EXERCISE GOAL: Set down, exactly as written, the lines from the top of the data to the line that holds "years = list(range(1999, 2040))", and omit the pictures.

─── SOURCE EXCERPT ───

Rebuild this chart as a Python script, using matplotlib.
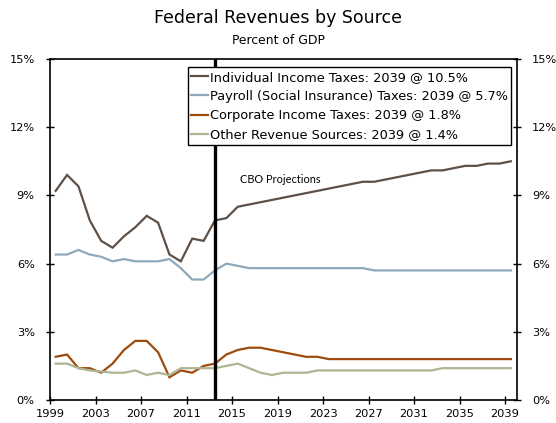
import matplotlib
matplotlib.use("Agg")
import matplotlib.pyplot as plt
import numpy as np

years = list(range(1999, 2040))

individual = [9.2, 9.9, 9.4, 7.9, 7.0, 6.7, 7.2, 7.6, 8.1, 7.8,
              6.4, 6.1, 7.1, 7.0, 7.9, 8.0, 8.5, 8.6, 8.7, 8.8,
              8.9, 9.0, 9.1, 9.2, 9.3, 9.4, 9.5, 9.6, 9.6, 9.7,
              9.8, 9.9, 10.0, 10.1, 10.1, 10.2, 10.3, 10.3, 10.4, 10.4,
              10.5]
payroll = [6.4, 6.4, 6.6, 6.4, 6.3, 6.1, 6.2, 6.1, 6.1, 6.1,
           6.2, 5.8, 5.3, 5.3, 5.7, 6.0, 5.9, 5.8, 5.8, 5.8,
           5.8, 5.8, 5.8, 5.8, 5.8, 5.8, 5.8, 5.8, 5.7, 5.7,
           5.7, 5.7, 5.7, 5.7, 5.7, 5.7, 5.7, 5.7, 5.7, 5.7,
           5.7]
corporate = [1.9, 2.0, 1.4, 1.4, 1.2, 1.6, 2.2, 2.6, 2.6, 2.1,
             1.0, 1.3, 1.2, 1.5, 1.6, 2.0, 2.2, 2.3, 2.3, 2.2,
             2.1, 2.0, 1.9, 1.9, 1.8, 1.8, 1.8, 1.8, 1.8, 1.8,
             1.8, 1.8, 1.8, 1.8, 1.8, 1.8, 1.8, 1.8, 1.8, 1.8,
             1.8]
other = [1.6, 1.6, 1.4, 1.3, 1.25, 1.2, 1.2, 1.3, 1.1, 1.2,
         1.1, 1.4, 1.4, 1.4, 1.4, 1.5, 1.6, 1.4, 1.2, 1.1,
         1.2, 1.2, 1.2, 1.3, 1.3, 1.3, 1.3, 1.3, 1.3, 1.3,
         1.3, 1.3, 1.3, 1.3, 1.4, 1.4, 1.4, 1.4, 1.4, 1.4,
         1.4]

labels = ["Individual Income Taxes: 2039 @ 10.5%",
          "Payroll (Social Insurance) Taxes: 2039 @ 5.7%",
          "Corporate Income Taxes: 2039 @ 1.8%",
          "Other Revenue Sources: 2039 @ 1.4%"]
colors = ["#5E5047", "#8FA9BB", "#9E4C0E", "#AEB592"]

x_ticks = list(range(1999, 2040, 4))
y_ticks = [0, 3, 6, 9, 12, 15]
projection_start = 2013

plt.rcParams["font.family"] = ["DejaVu Sans"]

fig = plt.figure(figsize=(5.56, 4.23), dpi=100)
ax = fig.add_axes([50 / 556, 1 - 400 / 423, 466.5 / 556, 341 / 423])

# each year's value sits in the middle of its year slot
xpos = np.array(years) + 0.5
for series, lab, col in zip([individual, payroll, corporate, other], labels, colors):
    ax.plot(xpos, series, color=col, lw=1.6, label=lab, solid_joinstyle="miter")

ax.axvline(projection_start + 0.5, color="black", lw=2.4, zorder=3)
ax.text(2015.7, 9.72, "CBO Projections", fontsize=7.9, family="Lato",
        va="center", ha="left")

ax.set_xlim(1999, 2040)
ax.set_ylim(0, 15)
ax.set_xticks(x_ticks)
ax.set_xticklabels([str(t) for t in x_ticks])
ax.set_yticks(y_ticks)
ax.set_yticklabels([f"{t}%" for t in y_ticks])

ax.tick_params(axis="both", direction="inout", length=6, width=1, labelsize=8.2,
               colors="black")
ax.tick_params(axis="y", left=True, right=True, labelleft=True, labelright=True, pad=8)
ax.tick_params(axis="x", pad=3.5)
for s in ax.spines.values():
    s.set_linewidth(1.2)

leg = ax.legend(loc="upper left", bbox_to_anchor=(0.295, 0.977), fontsize=9.3,
                frameon=True, fancybox=False, edgecolor="black", framealpha=1,
                handlelength=1.3, handletextpad=0.1, borderpad=0.3,
                labelspacing=0.48, borderaxespad=0)
leg.get_frame().set_linewidth(1.0)
leg.set_zorder(5)

fig.text(0.5, 1 - 18 / 423, "Federal Revenues by Source", ha="center", va="center",
         fontsize=12.5)
fig.text(0.5, 1 - 40 / 423, "Percent of GDP", ha="center", va="center", fontsize=8.9)

fig.savefig("out.png", dpi=100)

───

ANSWER FOR THE TASK:
Rebuild this chart as a Python script, using matplotlib.
import matplotlib
matplotlib.use("Agg")
import matplotlib.pyplot as plt
import numpy as np

years = list(range(1999, 2040))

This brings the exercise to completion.